WHAT YOU SHOULD DO:
Exactly retype the opening line of the entries and every line after it, ending with the line that contains "(hdn) -- (hdnend);". Skip all pictures.
[BEGIN MATERIAL PROVIDED]
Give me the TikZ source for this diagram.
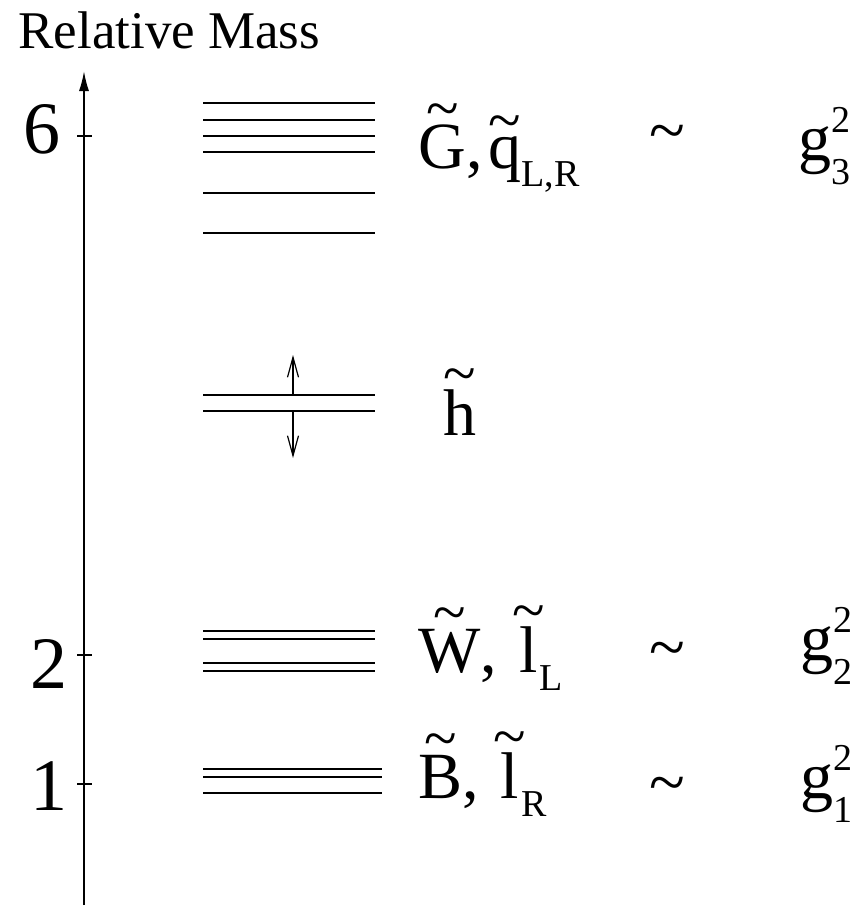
\documentclass[tikz,border=0pt]{standalone}
\usepackage{fontspec}
\setmainfont{Liberation Serif}
\usetikzlibrary{arrows.meta}
\newbox\tldbox
\newcommand{\tld}[1]{\leavevmode\setbox\tldbox=\hbox{#1}\vbox{\offinterlineskip\hbox to\wd\tldbox{\hss{\fontsize{30}{30}\selectfont\textasciitilde}\hss}\kern-2pt\box\tldbox}}
\newcommand{\lo}[1]{\raisebox{-9pt}{\fontsize{19}{19}\selectfont #1}}
\newcommand{\gsq}[1]{g\rlap{\raisebox{14pt}{\fontsize{19}{19}\selectfont 2}}\raisebox{-12pt}{\fontsize{19}{19}\selectfont #1}}

\begin{document}
\begin{tikzpicture}[x=0.5pt, y=-0.5pt,
    every node/.style={font=\fontsize{33}{36}\selectfont, inner sep=0pt},
    levelline/.style={line width=0.9pt},
    massaxis/.style={line width=0.8pt, -{Latex[length=10pt, width=5pt]}},
    tickmark/.style={line width=0.7pt},
    shiftarr/.style={line width=0.6pt, -{Straight Barb[length=10pt, width=5.5pt]}},
    lbl/.style={anchor=base west},
    num/.style={anchor=base east, font=\fontsize{37}{40}\selectfont},
    sim/.style={font=\fontsize{33}{35}\selectfont}
]
\useasboundingbox (0,0) rectangle (852,911);

\node[anchor=base west, font=\fontsize{26.5}{30}\selectfont] (title) at (18,48) {Relative Mass};

\coordinate (bot) at (84,905);
\coordinate (top) at (84,71);
\draw[massaxis] (bot) -- (top);

\foreach \y/\n/\x/\b in {136/6/61/153, 655/2/68/688, 784/1/68/810} {
  \draw[tickmark] (77,\y) -- (92,\y);
  \node[num] (n\n) at (\x,\b) {\n};
}

\foreach \y in {103,120,136,152,193,233}
  \draw[levelline] (203,\y) -- (375,\y);
\foreach \y in {395,411}
  \draw[levelline] (203,\y) -- (375,\y);
\foreach \y in {631,639,663,671}
  \draw[levelline] (203,\y) -- (375,\y);
\foreach \y in {769,777,793}
  \draw[levelline] (203,\y) -- (382,\y);

\coordinate (hup) at (293,395);
\coordinate (hdn) at (293,411);
\coordinate (hupend) at (293,355);
\coordinate (hdnend) at (293,458);
\draw[shiftarr] (hup) -- (hupend);
\draw[shiftarr] (hdn) -- (hdnend);

\node[lbl] (gluino) at (418,168) {\tld{G},\kern3pt\tld{q}\lo{L,R}};
\node[lbl] (higgsino) at (443,435) {\tld{h}};
\node[lbl] (wino) at (418,672) {\tld{W},\kern11pt\tld{l}\kern1pt\lo{L}};
\node[lbl] (bino) at (418,798) {\tld{B},\kern11pt\tld{l}\kern1pt\lo{R}};

\node[sim] (sim3) at (667,139) {\textasciitilde};
\node[sim] (sim2) at (667,656) {\textasciitilde};
\node[sim] (sim1) at (667,791) {\textasciitilde};

\node[lbl] (g3) at (798,160) {\gsq{3}};
\node[lbl] (g2) at (800,660) {\gsq{2}};
\node[lbl] (g1) at (800,798) {\gsq{1}};
\end{tikzpicture}
\end{document}
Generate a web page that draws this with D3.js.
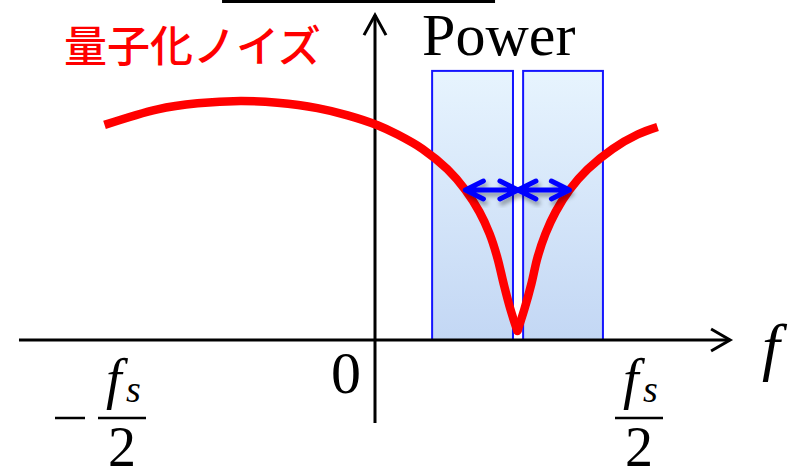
<!DOCTYPE html>
<html><head><meta charset="utf-8">
<script src="https://cdn.jsdelivr.net/npm/d3@7"></script>
<style>html,body{margin:0;padding:0;background:#fff;}svg{display:block;}</style>
</head><body>
<script>
// Frequency in units of fs/2 (−1 … 1), noise level in arbitrary units
const curveF = [-1.048,-0.844,-0.690,-0.525,-0.383,-0.229,-0.113,0.002,0.079,0.175,0.271,0.340,0.394,0.433,0.463,0.487,0.513,0.540,0.567,0.594,0.617,0.648,0.687,0.740,0.810,0.906,1.002,1.079];
const curveV = [7.17,7.69,7.89,7.97,7.91,7.73,7.49,7.16,6.85,6.37,5.69,5.0,4.27,3.54,2.74,1.88,1.03,0.30,1.03,1.88,2.74,3.54,4.27,5.0,5.69,6.37,6.85,7.10];
const bandStart = [0.212, 0.562];
const bandEnd   = [0.523, 0.869];
const bandTop   = 8.97;
const arrowStart = [0.340, 0.542];
const arrowEnd   = [0.542, 0.740];
const arrowLevel = 5.0;
const xAxisExtent = [-1.377, 1.358];
const yAxisExtent = [-2.77, 10.83];
const tickF = [-1, 0, 1];

const W = 802, H = 469;
const svg = d3.select("body").append("svg").attr("width", W).attr("height", H);
const x = d3.scaleLinear().domain([-1, 1]).range([117, 637]);
const y = d3.scaleLinear().domain([0, 10]).range([340, 40]);

const defs = svg.append("defs");
const grad = defs.append("linearGradient").attr("id","bandGrad").attr("x1",0).attr("y1",0).attr("x2",0).attr("y2",1);
grad.append("stop").attr("offset","0%").attr("stop-color","#e7f4fe");
grad.append("stop").attr("offset","100%").attr("stop-color","#c3d7f4");
const filt = defs.append("filter").attr("id","shadow").attr("x","-20%").attr("y","-50%").attr("width","140%").attr("height","200%");
filt.append("feDropShadow").attr("dx",2).attr("dy",4).attr("stdDeviation",2).attr("flood-color","#000").attr("flood-opacity",0.35);

// top decorative rule
svg.append("line").attr("x1", x(-0.596)).attr("x2", x(0.454)).attr("y1", 1.5).attr("y2", 1.5)
  .attr("stroke","#000").attr("stroke-width",3);

// bands
svg.selectAll("rect.band").data(bandStart).join("rect").attr("class","band")
  .attr("x", d => x(d)).attr("width", (d,i) => x(bandEnd[i]) - x(d))
  .attr("y", y(bandTop)).attr("height", y(0) - y(bandTop))
  .attr("fill","url(#bandGrad)").attr("stroke","#1414ff").attr("stroke-width",2);

// axes
const axisG = svg.append("g").attr("stroke","#000").attr("stroke-width",3).attr("fill","none");
axisG.append("line").attr("x1", x(xAxisExtent[0])).attr("x2", x(xAxisExtent[1])).attr("y1", y(0)).attr("y2", y(0));
axisG.append("path").attr("d", `M${x(xAxisExtent[1])-19},${y(0)-11}L${x(xAxisExtent[1])},${y(0)}L${x(xAxisExtent[1])-19},${y(0)+11}`);
axisG.append("line").attr("x1", x(0)-2).attr("x2", x(0)-2).attr("y1", y(yAxisExtent[0])).attr("y2", y(yAxisExtent[1]));
axisG.append("path").attr("d", `M${x(0)-2-11},${y(yAxisExtent[1])+20}L${x(0)-2},${y(yAxisExtent[1])}L${x(0)-2+11},${y(yAxisExtent[1])+20}`);

// noise curve, split at the notch
const pts = curveF.map((f,i) => [f, curveV[i]]);
const minIdx = d3.minIndex(curveV);
const line = d3.line().x(d => x(d[0])).y(d => y(d[1])).curve(d3.curveCatmullRom.alpha(0.5));
const curveG = svg.append("g").attr("fill","none").attr("stroke","#ff0000").attr("stroke-width",8.5);
curveG.append("path").attr("d", line(pts.slice(0, minIdx + 1)));
curveG.append("path").attr("d", line(pts.slice(minIdx)));
svg.append("circle").attr("cx", x(pts[minIdx][0])).attr("cy", y(pts[minIdx][1])).attr("r", 4.25).attr("fill","#ff0000");

// double arrows
const arrG = svg.append("g").attr("stroke","#0000ff").attr("stroke-width",5).attr("fill","none")
  .attr("stroke-linecap","round").attr("stroke-linejoin","round").attr("filter","url(#shadow)");
arrowStart.forEach((s,i) => {
  const x0 = x(s), x1 = x(arrowEnd[i]), yy = y(arrowLevel);
  arrG.append("path").attr("d",
    `M${x0},${yy}L${x1},${yy}M${x0+18},${yy-9}L${x0},${yy}L${x0+18},${yy+9}M${x1-18},${yy-9}L${x1},${yy}L${x1-18},${yy+9}`);
});

// labels
svg.append("text").attr("x", 64).attr("y", 62).attr("fill","#ff0000")
  .attr("font-family","'Noto Sans CJK JP'").attr("font-weight",500).attr("font-size",43).text("量子化ノイズ");
svg.append("text").attr("x", x(bandStart[0]) - 10).attr("y", 55).attr("fill","#000")
  .attr("font-family","'Liberation Serif'").attr("font-size",60).text("Power");
svg.append("text").attr("x", x(0) - 31).attr("y", 393).attr("text-anchor","middle")
  .attr("font-family","'Liberation Serif'").attr("font-size",60).text("0");
svg.append("text").attr("x", 762).attr("y", 368).attr("font-family","'Liberation Serif'")
  .attr("font-style","italic").attr("font-size",64).text("f");

// fs/2 tick labels
tickF.filter(d => d !== 0).forEach(d => {
  const cx = x(d) + (d < 0 ? 5 : 2);
  const g = svg.append("g");
  const t = g.append("text").attr("font-family","'Liberation Serif'").attr("font-style","italic");
  t.append("tspan").attr("x", cx - 16).attr("y", 398).attr("font-size",56).text("f");
  t.append("tspan").attr("x", cx + 4).attr("y", 402).attr("font-size",38).text("s");
  g.append("line").attr("x1", cx - 24).attr("x2", cx + 24).attr("y1", 418).attr("y2", 418)
    .attr("stroke","#000").attr("stroke-width",2.5);
  g.append("text").attr("x", cx).attr("y", 466).attr("text-anchor","middle")
    .attr("font-family","'Liberation Serif'").attr("font-size",56).text("2");
  if (d < 0) {
    g.append("line").attr("x1", cx - 67).attr("x2", cx - 37).attr("y1", 418).attr("y2", 418)
      .attr("stroke","#000").attr("stroke-width",2.5);
  }
});
</script>
</body></html>
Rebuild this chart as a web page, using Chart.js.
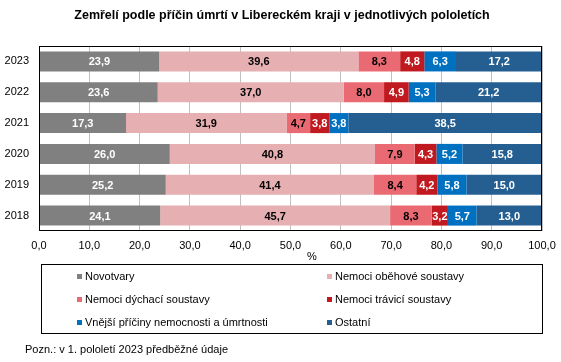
<!DOCTYPE html>
<html>
<head>
<meta charset="utf-8">
<script src="https://cdn.jsdelivr.net/npm/chart.js@4/dist/chart.umd.min.js"></script>
<style>
  html, body { margin: 0; padding: 0; background: #fff; }
  body { width: 561px; height: 362px; position: relative; overflow: hidden; font-family: "Liberation Sans", Arial, sans-serif; color: #000; }
  #wrap { position: absolute; left: 0; top: 0; width: 561px; height: 362px; }
  #title { position: absolute; top: 8px; left: 0; width: 564px; text-align: center; font-weight: bold; font-size: 12.5px; white-space: nowrap; }
  #pct { position: absolute; top: 250px; left: 306px; width: 12px; text-align: center; font-size: 11px; }
  #legend { position: absolute; left: 41px; top: 264px; width: 502px; height: 70px; border: 1px solid #000; box-sizing: border-box; }
  .li { position: absolute; font-size: 11px; white-space: nowrap; line-height: 13px; }
  .li span.m { position: absolute; left: -8px; top: 4px; width: 5px; height: 5px; }
  #note { position: absolute; left: 25px; top: 343px; font-size: 11px; white-space: nowrap; }
</style>
</head>
<body>
<div id="wrap"><canvas id="c" width="561" height="362"></canvas></div>
<div id="title">Zemřelí podle příčin úmrtí v Libereckém kraji v jednotlivých pololetích</div>
<div id="pct">%</div>
<div id="legend"></div>
<div id="note">Pozn.: v 1. pololetí 2023 předběžné údaje</div>
<script>
const categories = ['2023', '2022', '2021', '2020', '2019', '2018'];
const seriesNames = ['Novotvary', 'Nemoci oběhové soustavy', 'Nemoci dýchací soustavy', 'Nemoci trávicí soustavy', 'Vnější příčiny nemocnosti a úmrtnosti', 'Ostatní'];
const novotvary = [23.9, 23.6, 17.3, 26.0, 25.2, 24.1];
const obehove   = [39.6, 37.0, 31.9, 40.8, 41.4, 45.7];
const dychaci   = [8.3, 8.0, 4.7, 7.9, 8.4, 8.3];
const travici   = [4.8, 4.9, 3.8, 4.3, 4.2, 3.2];
const vnejsi    = [6.3, 5.3, 3.8, 5.2, 5.8, 5.7];
const ostatni   = [17.2, 21.2, 38.5, 15.8, 15.0, 13.0];
const xTicks = [0, 10, 20, 30, 40, 50, 60, 70, 80, 90, 100];

const colors = ['#808080', '#E6AFB2', '#E96A72', '#C0191F', '#0070C0', '#255F91'];
const labelColors = ['#fff', '#000', '#000', '#fff', '#fff', '#fff'];
const seriesValues = [novotvary, obehove, dychaci, travici, vnejsi, ostatni];

const fmt = v => v.toFixed(1).replace('.', ',');

const labelPlugin = {
  id: 'barLabels',
  afterDatasetsDraw(chart) {
    const ctx = chart.ctx;
    ctx.save();
    ctx.font = 'bold 11px "Liberation Sans", Arial, sans-serif';
    ctx.textAlign = 'center';
    ctx.textBaseline = 'middle';
    chart.data.datasets.forEach((ds, i) => {
      const meta = chart.getDatasetMeta(i);
      meta.data.forEach((el, j) => {
        const cx = (el.x + el.base) / 2;
        ctx.fillStyle = labelColors[i];
        ctx.fillText(fmt(ds.data[j]), cx, el.y + 1);
      });
    });
    ctx.restore();
  },
  afterDraw(chart) {
    const a = chart.chartArea;
    const ctx = chart.ctx;
    ctx.save();
    ctx.strokeStyle = '#000';
    ctx.lineWidth = 1;
    ctx.strokeRect(Math.round(a.left) + 0.5, Math.round(a.top) + 0.5, Math.round(a.right - a.left) - 1, Math.round(a.bottom - a.top) - 1);
    ctx.restore();
  }
};

const bgPlugin = {
  id: 'bg',
  beforeDraw(chart) {
    const ctx = chart.ctx;
    ctx.save();
    ctx.fillStyle = '#fff';
    ctx.fillRect(0, 0, chart.width, chart.height);
    ctx.restore();
  }
};

new Chart(document.getElementById('c'), {
  type: 'bar',
  data: {
    labels: categories,
    datasets: seriesNames.map((n, i) => ({
      label: n,
      data: seriesValues[i],
      backgroundColor: colors[i],
      borderWidth: 0,
      categoryPercentage: 0.65,
      barPercentage: 1
    }))
  },
  options: {
    indexAxis: 'y',
    responsive: false,
    animation: false,
    devicePixelRatio: 1,
    layout: { padding: { left: 0, right: 19, top: 46, bottom: 101 } },
    plugins: { legend: { display: false }, title: { display: false }, tooltip: { enabled: false } },
    scales: {
      x: {
        stacked: true,
        min: 0, max: 100,
        afterBuildTicks: s => { s.ticks = xTicks.map(v => ({ value: v })); },
        afterFit: s => { s.height = 30; s.paddingRight = 0; s.paddingLeft = 0; },
        grid: { color: '#C0C0C0', drawTicks: false, lineWidth: 1 },
        border: { display: false },
        ticks: { color: '#000', padding: 8, font: { size: 11, family: '"Liberation Sans", Arial, sans-serif' }, callback: v => fmt(v), maxRotation: 0, autoSkip: false }
      },
      y: {
        stacked: true,
        afterFit: s => { s.width = 39; },
        grid: { display: false, drawTicks: false },
        border: { display: false },
        ticks: { color: '#000', padding: 10, font: { size: 11, family: '"Liberation Sans", Arial, sans-serif' } }
      }
    }
  },
  plugins: [bgPlugin, labelPlugin]
});

// legend (HTML, two columns)
const legend = document.getElementById('legend');
const colX = [43, 293];
const rowY = [5, 28, 51];
seriesNames.forEach((n, i) => {
  const d = document.createElement('div');
  d.className = 'li';
  d.style.left = colX[i % 2] + 'px';
  d.style.top = rowY[Math.floor(i / 2)] + 'px';
  const m = document.createElement('span');
  m.className = 'm';
  m.style.background = colors[i];
  d.appendChild(m);
  d.appendChild(document.createTextNode(n));
  legend.appendChild(d);
});
</script>
</body>
</html>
[END MATERIAL PROVIDED]
PROBLEM SOLUTION:
Give me the TikZ source for this diagram.
\documentclass[tikz,border=0pt]{standalone}
\usepackage{fontspec}
\setmainfont{Liberation Serif}
\usetikzlibrary{arrows.meta}
\newbox\tldbox
\newcommand{\tld}[1]{\leavevmode\setbox\tldbox=\hbox{#1}\vbox{\offinterlineskip\hbox to\wd\tldbox{\hss{\fontsize{30}{30}\selectfont\textasciitilde}\hss}\kern-2pt\box\tldbox}}
\newcommand{\lo}[1]{\raisebox{-9pt}{\fontsize{19}{19}\selectfont #1}}
\newcommand{\gsq}[1]{g\rlap{\raisebox{14pt}{\fontsize{19}{19}\selectfont 2}}\raisebox{-12pt}{\fontsize{19}{19}\selectfont #1}}

\begin{document}
\begin{tikzpicture}[x=0.5pt, y=-0.5pt,
    every node/.style={font=\fontsize{33}{36}\selectfont, inner sep=0pt},
    levelline/.style={line width=0.9pt},
    massaxis/.style={line width=0.8pt, -{Latex[length=10pt, width=5pt]}},
    tickmark/.style={line width=0.7pt},
    shiftarr/.style={line width=0.6pt, -{Straight Barb[length=10pt, width=5.5pt]}},
    lbl/.style={anchor=base west},
    num/.style={anchor=base east, font=\fontsize{37}{40}\selectfont},
    sim/.style={font=\fontsize{33}{35}\selectfont}
]
\useasboundingbox (0,0) rectangle (852,911);

\node[anchor=base west, font=\fontsize{26.5}{30}\selectfont] (title) at (18,48) {Relative Mass};

\coordinate (bot) at (84,905);
\coordinate (top) at (84,71);
\draw[massaxis] (bot) -- (top);

\foreach \y/\n/\x/\b in {136/6/61/153, 655/2/68/688, 784/1/68/810} {
  \draw[tickmark] (77,\y) -- (92,\y);
  \node[num] (n\n) at (\x,\b) {\n};
}

\foreach \y in {103,120,136,152,193,233}
  \draw[levelline] (203,\y) -- (375,\y);
\foreach \y in {395,411}
  \draw[levelline] (203,\y) -- (375,\y);
\foreach \y in {631,639,663,671}
  \draw[levelline] (203,\y) -- (375,\y);
\foreach \y in {769,777,793}
  \draw[levelline] (203,\y) -- (382,\y);

\coordinate (hup) at (293,395);
\coordinate (hdn) at (293,411);
\coordinate (hupend) at (293,355);
\coordinate (hdnend) at (293,458);
\draw[shiftarr] (hup) -- (hupend);
\draw[shiftarr] (hdn) -- (hdnend);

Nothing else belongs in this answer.